- What you have to do
Make an exact transcription of the material, leaving out all images.

- Data shown

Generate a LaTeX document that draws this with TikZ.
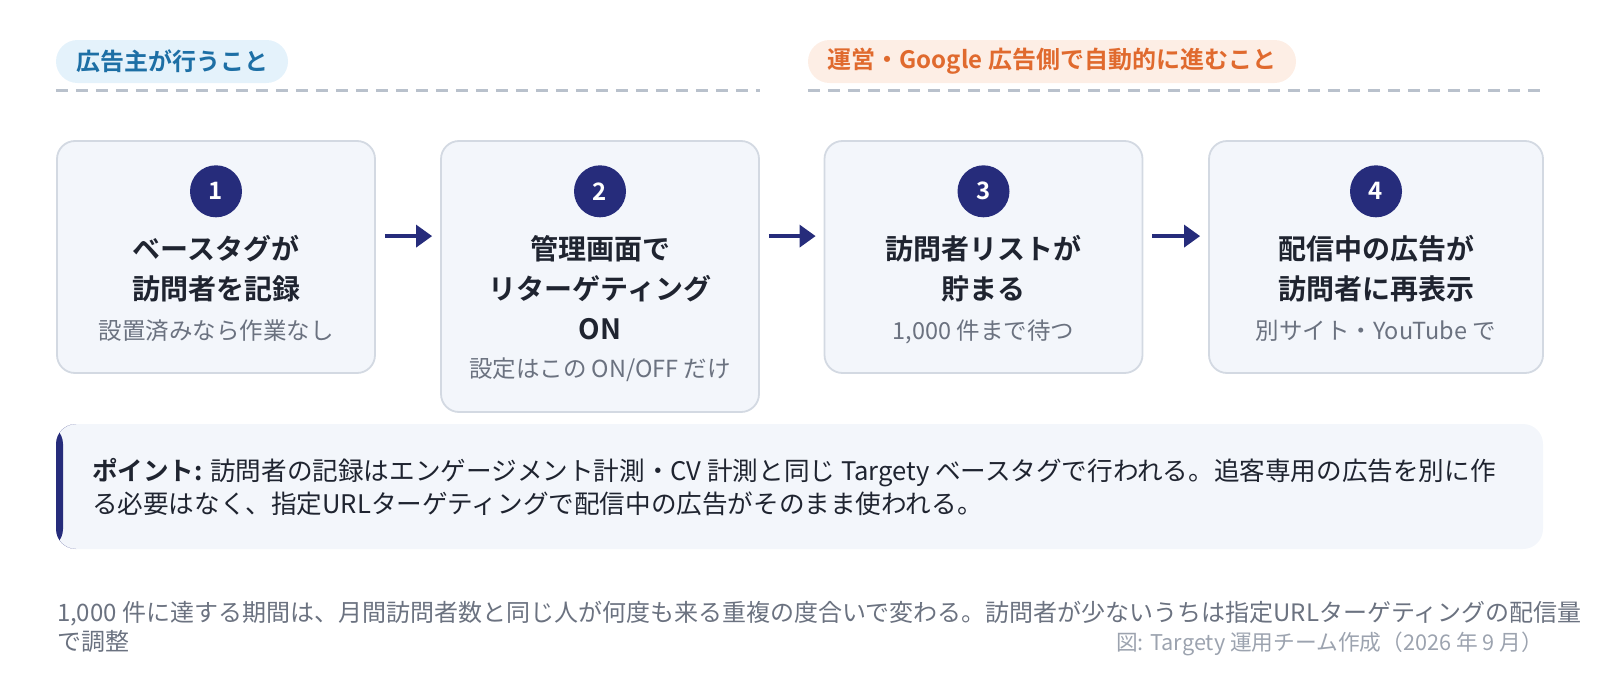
\documentclass[tikz,border=0pt]{standalone}
\usepackage{fontspec}
\setmainfont{Noto Sans CJK JP}[BoldFont={Noto Sans CJK JP Bold}]
\usetikzlibrary{
  positioning,
  arrows.meta}
\definecolor{navycolor}{RGB}{38,44,123}
\definecolor{boxcolor}{RGB}{243,246,251}
\definecolor{boxline}{RGB}{211,217,226}
\definecolor{inkcolor}{RGB}{31,36,48}
\definecolor{subcolor}{RGB}{107,114,128}
\definecolor{creditcolor}{RGB}{156,163,175}
\definecolor{rulecolor}{RGB}{185,193,204}
\definecolor{ownfill}{RGB}{228,242,251}
\definecolor{owntext}{RGB}{29,111,165}
\definecolor{autofill}{RGB}{253,238,229}
\definecolor{autotext}{RGB}{224,106,46}
\tikzset{
  %% tag : pill shaped section label
  tag/.style={
    rectangle,
    rounded corners=21.5pt,
    minimum height=43pt,
    inner sep=0pt,
    font=\fontsize{24}{28}\selectfont\bfseries
  },
  %% divider : dashed rule under a tag
  divider/.style={rulecolor, line width=3.3pt, dash pattern=on 12pt off 8pt},
  %% stepbox : one step of the flow
  %%      ("step" is predefined and can't be used)
  stepbox/.style={
    rectangle,
    rounded corners=18pt,
    draw=boxline,
    line width=1.8pt,
    fill=boxcolor,
    minimum width=318pt,
    minimum height=232pt
  },
  %% badge : step number
  badge/.style={
    circle,
    fill=navycolor,
    text=white,
    minimum size=52pt,
    inner sep=0pt,
    font=\fontsize{24}{28}\selectfont\bfseries
  },
  %% heading : title of a step
  heading/.style={
    inner sep=0pt,
    align=center,
    text=inkcolor,
    font=\fontsize{28}{40}\selectfont\bfseries
  },
  %% subline : grey note under a title
  subline/.style={
    inner sep=0pt,
    text=subcolor,
    font=\fontsize{23.5}{28}\selectfont
  },
  %% flow : arrow between steps
  flow/.style={
    navycolor,
    line width=3.5pt,
    -{Triangle[length=16pt, width=22pt]},
    shorten <=9pt,
    shorten >=8pt
  },
  %% pointbox : note box with a bar on the left
  pointbox/.style={
    rectangle,
    rounded corners=20pt,
    fill=boxcolor,
    minimum width=1487pt,
    minimum height=125pt,
    path picture={
      \fill [navycolor] (path picture bounding box.north west)
      rectangle ([xshift=7pt]path picture bounding box.south west);
    }
  },
  pointline/.style={
    inner sep=0pt,
    align=left,
    text=inkcolor,
    font=\fontsize{25.6}{33}\selectfont
  },
  footline/.style={
    inner sep=0pt,
    align=left,
    text=subcolor,
    font=\fontsize{24}{29}\selectfont
  },
  creditline/.style={
    inner sep=0pt,
    text=creditcolor,
    font=\fontsize{21.7}{25}\selectfont
  }
}

\begin{document}
\begin{tikzpicture}
  [x=1pt,
  y=-1pt]

  \useasboundingbox (0,0) rectangle (1600,680);

  %% Section labels
  \node (owntag) [tag, fill=ownfill, text=owntext, minimum width=232pt]
  at (172,61.5) {広告主が行うこと};
  \node (autotag) [tag, fill=autofill, text=autotext, minimum width=488pt]
  at (1052,61.5) {運営・Google 広告側で自動的に進むこと};
  \draw [divider] ([yshift=-7pt]owntag.south west) -- ++(704,0);
  \draw [divider] ([yshift=-7pt]autotag.south west) -- ++(736,0);

  %% Steps
  \node (box1) [stepbox] at (216,257) {};
  \node (box2) [stepbox, minimum height=271pt] at (600,276.5) {};
  \node (box3) [stepbox] at (983.5,257) {};
  \node (box4) [stepbox, minimum width=334pt] at (1376,257) {};

  \node (num1) [badge, below=25pt of box1.north] {1};
  \node (head1) [heading, below=18pt of num1]{%
    ベースタグが\\
    訪問者を記録
  };
  \node (sub1) [subline, below=17pt of head1] {設置済みなら作業なし};

  \node (num2) [badge, below=25pt of box2.north] {2};
  \node (head2) [heading, below=18pt of num2]{%
    管理画面で\\
    リターゲティング\\
    ON
  };
  \node (sub2) [subline, below=17pt of head2] {設定はこの ON/OFF だけ};

  \node (num3) [badge, below=25pt of box3.north] {3};
  \node (head3) [heading, below=18pt of num3]{%
    訪問者リストが\\
    貯まる
  };
  \node (sub3) [subline, below=17pt of head3] {1,000 件まで待つ};

  \node (num4) [badge, below=25pt of box4.north] {4};
  \node (head4) [heading, below=18pt of num4]{%
    配信中の広告が\\
    訪問者に再表示
  };
  \node (sub4) [subline, below=17pt of head4] {別サイト・YouTube で};

  %% Connections
  \draw [flow] ([yshift=-96pt]box1.north east) -- ([yshift=-96pt]box2.north west);
  \draw [flow] ([yshift=-96pt]box2.north east) -- ([yshift=-96pt]box3.north west);
  \draw [flow] ([yshift=-96pt]box3.north east) -- ([yshift=-96pt]box4.north west);

  %% Point
  \node (point) [pointbox] at (799.5,486.5) {};
  \node (pointtext) [pointline, below right=34pt and 36pt of point.north west]{%
    \textbf{ポイント:} 訪問者の記録はエンゲージメント計測・CV 計測と同じ Targety ベースタグで行われる。追客専用の広告を別に作\\
    る必要はなく、指定URLターゲティングで配信中の広告がそのまま使われる。
  };

  %% Footer
  \node (footnote) [footline, below right=52pt and 1pt of point.south west]{%
    1,000 件に達する期間は、月間訪問者数と同じ人が何度も来る重複の度合いで変わる。訪問者が少ないうちは指定URLターゲティングの配信量\\
    で調整
  };
  \node (credit) [creditline, below left=83pt and 0pt of point.south east]{%
    図: Targety 運用チーム作成（2026 年 9 月）
  };

\end{tikzpicture}
\end{document}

- Correct answer
Generate a LaTeX document that draws this with TikZ.
\documentclass[tikz,border=0pt]{standalone}
\usepackage{fontspec}
\setmainfont{Noto Sans CJK JP}[BoldFont={Noto Sans CJK JP Bold}]
\usetikzlibrary{
  positioning,
  arrows.meta}
\definecolor{navycolor}{RGB}{38,44,123}
\definecolor{boxcolor}{RGB}{243,246,251}
\definecolor{boxline}{RGB}{211,217,226}
\definecolor{inkcolor}{RGB}{31,36,48}
\definecolor{subcolor}{RGB}{107,114,128}
\definecolor{creditcolor}{RGB}{156,163,175}
\definecolor{rulecolor}{RGB}{185,193,204}
\definecolor{ownfill}{RGB}{228,242,251}
\definecolor{owntext}{RGB}{29,111,165}
\definecolor{autofill}{RGB}{253,238,229}
\definecolor{autotext}{RGB}{224,106,46}
\tikzset{
  %% tag : pill shaped section label
  tag/.style={
    rectangle,
    rounded corners=21.5pt,
    minimum height=43pt,
    inner sep=0pt,
    font=\fontsize{24}{28}\selectfont\bfseries
  },
  %% divider : dashed rule under a tag
  divider/.style={rulecolor, line width=3.3pt, dash pattern=on 12pt off 8pt},
  %% stepbox : one step of the flow
  %%      ("step" is predefined and can't be used)
  stepbox/.style={
    rectangle,
    rounded corners=18pt,
    draw=boxline,
    line width=1.8pt,
    fill=boxcolor,
    minimum width=318pt,
    minimum height=232pt
  },
  %% badge : step number
  badge/.style={
    circle,
    fill=navycolor,
    text=white,
    minimum size=52pt,
    inner sep=0pt,
    font=\fontsize{24}{28}\selectfont\bfseries
  },
  %% heading : title of a step
  heading/.style={
    inner sep=0pt,
    align=center,
    text=inkcolor,
    font=\fontsize{28}{40}\selectfont\bfseries
  },
  %% subline : grey note under a title
  subline/.style={
    inner sep=0pt,
    text=subcolor,
    font=\fontsize{23.5}{28}\selectfont
  },
  %% flow : arrow between steps
  flow/.style={
    navycolor,
    line width=3.5pt,
    -{Triangle[length=16pt, width=22pt]},
    shorten <=9pt,
    shorten >=8pt
  },
  %% pointbox : note box with a bar on the left
  pointbox/.style={
    rectangle,
    rounded corners=20pt,
    fill=boxcolor,
    minimum width=1487pt,
    minimum height=125pt,
    path picture={
      \fill [navycolor] (path picture bounding box.north west)
      rectangle ([xshift=7pt]path picture bounding box.south west);
    }
  },
  pointline/.style={
    inner sep=0pt,
    align=left,
    text=inkcolor,
    font=\fontsize{25.6}{33}\selectfont
  },
  footline/.style={
    inner sep=0pt,
    align=left,
    text=subcolor,
    font=\fontsize{24}{29}\selectfont
  },
  creditline/.style={
    inner sep=0pt,
    text=creditcolor,
    font=\fontsize{21.7}{25}\selectfont
  }
}

\begin{document}
\begin{tikzpicture}
  [x=1pt,
  y=-1pt]

  \useasboundingbox (0,0) rectangle (1600,680);

  %% Section labels
  \node (owntag) [tag, fill=ownfill, text=owntext, minimum width=232pt]
  at (172,61.5) {広告主が行うこと};
  \node (autotag) [tag, fill=autofill, text=autotext, minimum width=488pt]
  at (1052,61.5) {運営・Google 広告側で自動的に進むこと};
  \draw [divider] ([yshift=-7pt]owntag.south west) -- ++(704,0);
  \draw [divider] ([yshift=-7pt]autotag.south west) -- ++(736,0);

  %% Steps
  \node (box1) [stepbox] at (216,257) {};
  \node (box2) [stepbox, minimum height=271pt] at (600,276.5) {};
  \node (box3) [stepbox] at (983.5,257) {};
  \node (box4) [stepbox, minimum width=334pt] at (1376,257) {};

  \node (num1) [badge, below=25pt of box1.north] {1};
  \node (head1) [heading, below=18pt of num1]{%
    ベースタグが\\
    訪問者を記録
  };
  \node (sub1) [subline, below=17pt of head1] {設置済みなら作業なし};

  \node (num2) [badge, below=25pt of box2.north] {2};
  \node (head2) [heading, below=18pt of num2]{%
    管理画面で\\
    リターゲティング\\
    ON
  };
  \node (sub2) [subline, below=17pt of head2] {設定はこの ON/OFF だけ};

  \node (num3) [badge, below=25pt of box3.north] {3};
  \node (head3) [heading, below=18pt of num3]{%
    訪問者リストが\\
    貯まる
  };
  \node (sub3) [subline, below=17pt of head3] {1,000 件まで待つ};

  \node (num4) [badge, below=25pt of box4.north] {4};
  \node (head4) [heading, below=18pt of num4]{%
    配信中の広告が\\
    訪問者に再表示
  };
  \node (sub4) [subline, below=17pt of head4] {別サイト・YouTube で};

  %% Connections
  \draw [flow] ([yshift=-96pt]box1.north east) -- ([yshift=-96pt]box2.north west);
  \draw [flow] ([yshift=-96pt]box2.north east) -- ([yshift=-96pt]box3.north west);
  \draw [flow] ([yshift=-96pt]box3.north east) -- ([yshift=-96pt]box4.north west);

  %% Point
  \node (point) [pointbox] at (799.5,486.5) {};
  \node (pointtext) [pointline, below right=34pt and 36pt of point.north west]{%
    \textbf{ポイント:} 訪問者の記録はエンゲージメント計測・CV 計測と同じ Targety ベースタグで行われる。追客専用の広告を別に作\\
    る必要はなく、指定URLターゲティングで配信中の広告がそのまま使われる。
  };

  %% Footer
  \node (footnote) [footline, below right=52pt and 1pt of point.south west]{%
    1,000 件に達する期間は、月間訪問者数と同じ人が何度も来る重複の度合いで変わる。訪問者が少ないうちは指定URLターゲティングの配信量\\
    で調整
  };
  \node (credit) [creditline, below left=83pt and 0pt of point.south east]{%
    図: Targety 運用チーム作成（2026 年 9 月）
  };

\end{tikzpicture}
\end{document}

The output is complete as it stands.